Si on vient largue, après s'être mis sous une voilure maniable, on se dirige sous le vent du point où on veut mouiller, mais de manière à laisser assez d'espace au navire pour ranger au vent sur son aire. Parvenu à une distance convenable, on hâle-bas les focs, on cargue les voiles moins la brigantine, qu'on met dehors si on ne l'a pas, et on met la barre dessous. Le navire range au vent, et vient s'amortir sur le point désigné, où on laisse tomber l'ancre aussitôt qu'il cule. Si on a rangé au vent trop tôt, on coupe l'aire en brassant sur le mât les voiles carguées.
On voit qu'il est impossible de fixer le moment où on doit carguer et lancer au vent, puisqu'il dépend de la force du vent, de la vitesse ou de la dimension des navires qui conservent leur aire d'autant plus que leur masse est plus considérable.

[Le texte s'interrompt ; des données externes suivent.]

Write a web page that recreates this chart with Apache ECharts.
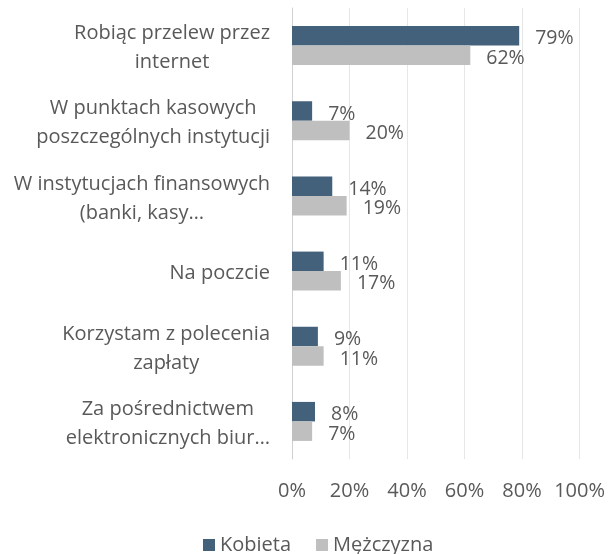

Pour mouiller avec les câbles-chaînes, comme il est inutile de culer, il ne s'agit plus que de venir sur le point où on veut mouiller avec une vitesse convenable, et à moins d'une faible brise, il faut carguer les voiles avant de laisser tomber l'ancre, 85 ou on pourrait fatiguer la chaîne et les bittes outre mesure.
Si après avoir mouillé on devait éviter au courant et non au vent, il faudrait mouiller de manière à ne pas passer sur son ancre en évitant au courant, dont on connaît la direction, ou garder assez de voiles, après avoir mouillé, pour faire passer le navire sous le vent de son ancre en les masquant.
La manœuvre à faire pour mouiller de mauvais temps ne diffère en rien de celle qu'on exécute pour mouiller d'un temps maniable; il est seulement quelques précautions que nécessitent l'état du vent et de la mer.
Avec des chaînes, la manœuvre est absolument semblable, puisque tout consiste à venir sur le lieu où on veut laisser tomber l'ancre avec une vitesse convenable, et à se débarrasser promptement des voiles pour ne pas fatiguer les chaînes. On doit serrer immédiatement après avoir cargué.
Si on mouille vent arrière, il faut, en laissant tomber l'ancre, mettre un peu de 86 barre du côté opposé à l'ancre, pour détacher la chaîne de la joue du navire, qui sans cela raguerait le cuivre du doublage.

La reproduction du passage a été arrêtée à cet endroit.